▸ Information provided:
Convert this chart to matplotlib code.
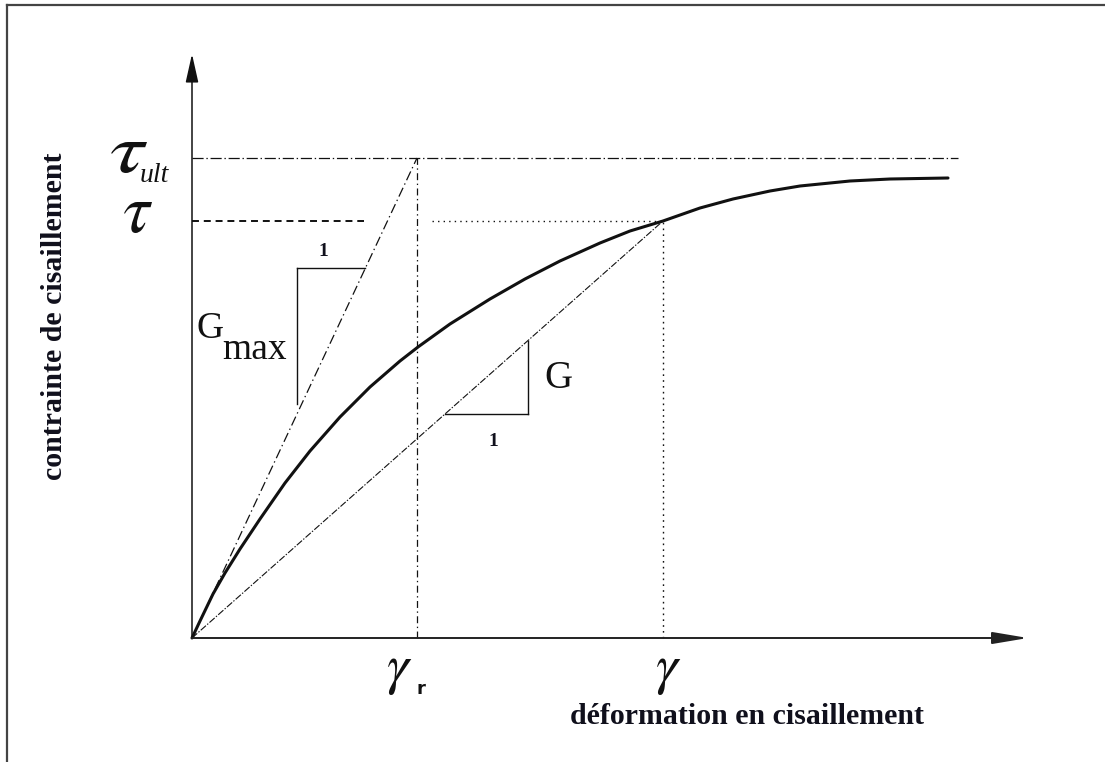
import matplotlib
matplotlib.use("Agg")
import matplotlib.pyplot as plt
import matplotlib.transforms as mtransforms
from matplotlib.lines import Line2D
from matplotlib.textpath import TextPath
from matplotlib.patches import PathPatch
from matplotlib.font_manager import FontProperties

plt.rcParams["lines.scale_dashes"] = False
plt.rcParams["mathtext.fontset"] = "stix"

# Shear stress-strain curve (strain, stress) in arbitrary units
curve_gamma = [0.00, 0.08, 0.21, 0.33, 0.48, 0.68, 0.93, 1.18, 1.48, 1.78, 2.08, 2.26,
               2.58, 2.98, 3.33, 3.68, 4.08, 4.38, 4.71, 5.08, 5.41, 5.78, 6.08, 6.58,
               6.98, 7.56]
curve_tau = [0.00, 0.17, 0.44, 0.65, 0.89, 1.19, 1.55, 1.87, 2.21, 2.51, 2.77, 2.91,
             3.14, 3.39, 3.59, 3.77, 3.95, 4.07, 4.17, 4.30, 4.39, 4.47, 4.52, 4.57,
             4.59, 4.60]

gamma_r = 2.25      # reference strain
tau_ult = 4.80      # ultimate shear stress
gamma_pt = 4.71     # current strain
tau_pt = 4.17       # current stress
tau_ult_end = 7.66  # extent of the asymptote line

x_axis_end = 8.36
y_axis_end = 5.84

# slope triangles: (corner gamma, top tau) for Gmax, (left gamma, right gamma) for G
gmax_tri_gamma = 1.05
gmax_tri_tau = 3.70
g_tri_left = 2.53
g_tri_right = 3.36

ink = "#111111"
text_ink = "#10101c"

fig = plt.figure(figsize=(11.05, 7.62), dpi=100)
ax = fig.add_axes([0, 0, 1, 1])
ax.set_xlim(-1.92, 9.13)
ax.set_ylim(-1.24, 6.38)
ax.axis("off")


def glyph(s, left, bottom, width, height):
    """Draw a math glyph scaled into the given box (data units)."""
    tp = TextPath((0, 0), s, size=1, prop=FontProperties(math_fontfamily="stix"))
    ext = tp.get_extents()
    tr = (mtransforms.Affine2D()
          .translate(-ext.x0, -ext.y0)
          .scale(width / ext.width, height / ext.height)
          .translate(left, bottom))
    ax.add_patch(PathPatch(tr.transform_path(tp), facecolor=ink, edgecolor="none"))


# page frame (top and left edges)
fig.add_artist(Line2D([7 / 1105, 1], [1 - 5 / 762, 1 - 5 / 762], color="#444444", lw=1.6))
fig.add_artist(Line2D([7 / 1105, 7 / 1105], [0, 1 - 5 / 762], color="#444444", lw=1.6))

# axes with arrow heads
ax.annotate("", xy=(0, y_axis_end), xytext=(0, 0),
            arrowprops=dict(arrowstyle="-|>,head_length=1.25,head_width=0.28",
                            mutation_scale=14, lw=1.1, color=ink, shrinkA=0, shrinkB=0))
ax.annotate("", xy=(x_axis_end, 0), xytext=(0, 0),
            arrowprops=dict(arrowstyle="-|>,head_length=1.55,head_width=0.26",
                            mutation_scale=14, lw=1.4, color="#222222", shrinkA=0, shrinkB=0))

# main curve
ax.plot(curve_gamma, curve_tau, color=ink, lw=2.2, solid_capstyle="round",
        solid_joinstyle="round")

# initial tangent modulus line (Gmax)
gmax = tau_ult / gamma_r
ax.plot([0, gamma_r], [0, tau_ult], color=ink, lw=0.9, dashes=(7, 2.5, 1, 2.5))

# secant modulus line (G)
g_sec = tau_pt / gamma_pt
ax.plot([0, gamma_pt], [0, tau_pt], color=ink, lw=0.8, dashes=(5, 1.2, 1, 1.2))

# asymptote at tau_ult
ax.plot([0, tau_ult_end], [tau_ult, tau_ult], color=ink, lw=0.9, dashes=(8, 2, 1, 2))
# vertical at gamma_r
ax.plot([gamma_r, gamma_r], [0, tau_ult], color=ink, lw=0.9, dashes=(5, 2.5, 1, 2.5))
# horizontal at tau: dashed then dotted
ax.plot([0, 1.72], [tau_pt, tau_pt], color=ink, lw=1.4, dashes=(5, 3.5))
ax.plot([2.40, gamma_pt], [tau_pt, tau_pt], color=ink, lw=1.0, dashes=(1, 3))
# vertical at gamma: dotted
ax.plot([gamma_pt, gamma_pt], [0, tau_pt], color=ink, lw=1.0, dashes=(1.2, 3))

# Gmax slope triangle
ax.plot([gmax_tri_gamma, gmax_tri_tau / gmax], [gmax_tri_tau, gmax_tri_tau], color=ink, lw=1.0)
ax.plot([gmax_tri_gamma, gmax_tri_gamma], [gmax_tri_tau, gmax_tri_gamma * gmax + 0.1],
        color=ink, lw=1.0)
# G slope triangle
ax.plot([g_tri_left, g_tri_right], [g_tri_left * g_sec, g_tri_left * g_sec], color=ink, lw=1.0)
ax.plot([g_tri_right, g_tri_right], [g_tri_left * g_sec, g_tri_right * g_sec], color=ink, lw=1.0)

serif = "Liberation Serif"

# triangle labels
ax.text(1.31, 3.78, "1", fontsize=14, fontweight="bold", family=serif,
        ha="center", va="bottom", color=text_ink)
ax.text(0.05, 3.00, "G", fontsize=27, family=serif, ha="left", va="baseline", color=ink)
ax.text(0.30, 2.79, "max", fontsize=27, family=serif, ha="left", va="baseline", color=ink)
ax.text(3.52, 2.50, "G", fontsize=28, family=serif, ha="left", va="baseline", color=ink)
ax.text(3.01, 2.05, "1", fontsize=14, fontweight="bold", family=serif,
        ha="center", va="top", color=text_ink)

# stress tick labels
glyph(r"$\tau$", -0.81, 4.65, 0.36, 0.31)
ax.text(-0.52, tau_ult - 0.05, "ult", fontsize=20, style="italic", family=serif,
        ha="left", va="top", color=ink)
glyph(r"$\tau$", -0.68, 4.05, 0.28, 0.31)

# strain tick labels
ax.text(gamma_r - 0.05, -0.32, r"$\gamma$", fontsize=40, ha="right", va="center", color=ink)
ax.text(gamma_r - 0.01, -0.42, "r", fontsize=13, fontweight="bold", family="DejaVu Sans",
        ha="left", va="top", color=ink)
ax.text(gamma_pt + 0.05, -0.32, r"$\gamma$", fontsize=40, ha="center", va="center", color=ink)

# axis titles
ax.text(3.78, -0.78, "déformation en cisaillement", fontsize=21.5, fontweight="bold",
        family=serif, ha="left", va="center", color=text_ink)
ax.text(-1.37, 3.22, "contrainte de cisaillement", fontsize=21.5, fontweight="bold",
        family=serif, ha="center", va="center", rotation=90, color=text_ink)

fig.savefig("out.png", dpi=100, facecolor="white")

▸ Problem: Copy the listing exactly. Any image in it stays out of the copy.

▸ Complete answer:
Convert this chart to matplotlib code.
import matplotlib
matplotlib.use("Agg")
import matplotlib.pyplot as plt
import matplotlib.transforms as mtransforms
from matplotlib.lines import Line2D
from matplotlib.textpath import TextPath
from matplotlib.patches import PathPatch
from matplotlib.font_manager import FontProperties

plt.rcParams["lines.scale_dashes"] = False
plt.rcParams["mathtext.fontset"] = "stix"

# Shear stress-strain curve (strain, stress) in arbitrary units
curve_gamma = [0.00, 0.08, 0.21, 0.33, 0.48, 0.68, 0.93, 1.18, 1.48, 1.78, 2.08, 2.26,
               2.58, 2.98, 3.33, 3.68, 4.08, 4.38, 4.71, 5.08, 5.41, 5.78, 6.08, 6.58,
               6.98, 7.56]
curve_tau = [0.00, 0.17, 0.44, 0.65, 0.89, 1.19, 1.55, 1.87, 2.21, 2.51, 2.77, 2.91,
             3.14, 3.39, 3.59, 3.77, 3.95, 4.07, 4.17, 4.30, 4.39, 4.47, 4.52, 4.57,
             4.59, 4.60]

gamma_r = 2.25      # reference strain
tau_ult = 4.80      # ultimate shear stress
gamma_pt = 4.71     # current strain
tau_pt = 4.17       # current stress
tau_ult_end = 7.66  # extent of the asymptote line

x_axis_end = 8.36
y_axis_end = 5.84

# slope triangles: (corner gamma, top tau) for Gmax, (left gamma, right gamma) for G
gmax_tri_gamma = 1.05
gmax_tri_tau = 3.70
g_tri_left = 2.53
g_tri_right = 3.36

ink = "#111111"
text_ink = "#10101c"

fig = plt.figure(figsize=(11.05, 7.62), dpi=100)
ax = fig.add_axes([0, 0, 1, 1])
ax.set_xlim(-1.92, 9.13)
ax.set_ylim(-1.24, 6.38)
ax.axis("off")


def glyph(s, left, bottom, width, height):
    """Draw a math glyph scaled into the given box (data units)."""
    tp = TextPath((0, 0), s, size=1, prop=FontProperties(math_fontfamily="stix"))
    ext = tp.get_extents()
    tr = (mtransforms.Affine2D()
          .translate(-ext.x0, -ext.y0)
          .scale(width / ext.width, height / ext.height)
          .translate(left, bottom))
    ax.add_patch(PathPatch(tr.transform_path(tp), facecolor=ink, edgecolor="none"))


# page frame (top and left edges)
fig.add_artist(Line2D([7 / 1105, 1], [1 - 5 / 762, 1 - 5 / 762], color="#444444", lw=1.6))
fig.add_artist(Line2D([7 / 1105, 7 / 1105], [0, 1 - 5 / 762], color="#444444", lw=1.6))

# axes with arrow heads
ax.annotate("", xy=(0, y_axis_end), xytext=(0, 0),
            arrowprops=dict(arrowstyle="-|>,head_length=1.25,head_width=0.28",
                            mutation_scale=14, lw=1.1, color=ink, shrinkA=0, shrinkB=0))
ax.annotate("", xy=(x_axis_end, 0), xytext=(0, 0),
            arrowprops=dict(arrowstyle="-|>,head_length=1.55,head_width=0.26",
                            mutation_scale=14, lw=1.4, color="#222222", shrinkA=0, shrinkB=0))

# main curve
ax.plot(curve_gamma, curve_tau, color=ink, lw=2.2, solid_capstyle="round",
        solid_joinstyle="round")

# initial tangent modulus line (Gmax)
gmax = tau_ult / gamma_r
ax.plot([0, gamma_r], [0, tau_ult], color=ink, lw=0.9, dashes=(7, 2.5, 1, 2.5))

# secant modulus line (G)
g_sec = tau_pt / gamma_pt
ax.plot([0, gamma_pt], [0, tau_pt], color=ink, lw=0.8, dashes=(5, 1.2, 1, 1.2))

# asymptote at tau_ult
ax.plot([0, tau_ult_end], [tau_ult, tau_ult], color=ink, lw=0.9, dashes=(8, 2, 1, 2))
# vertical at gamma_r
ax.plot([gamma_r, gamma_r], [0, tau_ult], color=ink, lw=0.9, dashes=(5, 2.5, 1, 2.5))
# horizontal at tau: dashed then dotted
ax.plot([0, 1.72], [tau_pt, tau_pt], color=ink, lw=1.4, dashes=(5, 3.5))
ax.plot([2.40, gamma_pt], [tau_pt, tau_pt], color=ink, lw=1.0, dashes=(1, 3))
# vertical at gamma: dotted
ax.plot([gamma_pt, gamma_pt], [0, tau_pt], color=ink, lw=1.0, dashes=(1.2, 3))

# Gmax slope triangle
ax.plot([gmax_tri_gamma, gmax_tri_tau / gmax], [gmax_tri_tau, gmax_tri_tau], color=ink, lw=1.0)
ax.plot([gmax_tri_gamma, gmax_tri_gamma], [gmax_tri_tau, gmax_tri_gamma * gmax + 0.1],
        color=ink, lw=1.0)
# G slope triangle
ax.plot([g_tri_left, g_tri_right], [g_tri_left * g_sec, g_tri_left * g_sec], color=ink, lw=1.0)
ax.plot([g_tri_right, g_tri_right], [g_tri_left * g_sec, g_tri_right * g_sec], color=ink, lw=1.0)

serif = "Liberation Serif"

# triangle labels
ax.text(1.31, 3.78, "1", fontsize=14, fontweight="bold", family=serif,
        ha="center", va="bottom", color=text_ink)
ax.text(0.05, 3.00, "G", fontsize=27, family=serif, ha="left", va="baseline", color=ink)
ax.text(0.30, 2.79, "max", fontsize=27, family=serif, ha="left", va="baseline", color=ink)
ax.text(3.52, 2.50, "G", fontsize=28, family=serif, ha="left", va="baseline", color=ink)
ax.text(3.01, 2.05, "1", fontsize=14, fontweight="bold", family=serif,
        ha="center", va="top", color=text_ink)

# stress tick labels
glyph(r"$\tau$", -0.81, 4.65, 0.36, 0.31)
ax.text(-0.52, tau_ult - 0.05, "ult", fontsize=20, style="italic", family=serif,
        ha="left", va="top", color=ink)
glyph(r"$\tau$", -0.68, 4.05, 0.28, 0.31)

# strain tick labels
ax.text(gamma_r - 0.05, -0.32, r"$\gamma$", fontsize=40, ha="right", va="center", color=ink)
ax.text(gamma_r - 0.01, -0.42, "r", fontsize=13, fontweight="bold", family="DejaVu Sans",
        ha="left", va="top", color=ink)
ax.text(gamma_pt + 0.05, -0.32, r"$\gamma$", fontsize=40, ha="center", va="center", color=ink)

# axis titles
ax.text(3.78, -0.78, "déformation en cisaillement", fontsize=21.5, fontweight="bold",
        family=serif, ha="left", va="center", color=text_ink)
ax.text(-1.37, 3.22, "contrainte de cisaillement", fontsize=21.5, fontweight="bold",
        family=serif, ha="center", va="center", rotation=90, color=text_ink)

fig.savefig("out.png", dpi=100, facecolor="white")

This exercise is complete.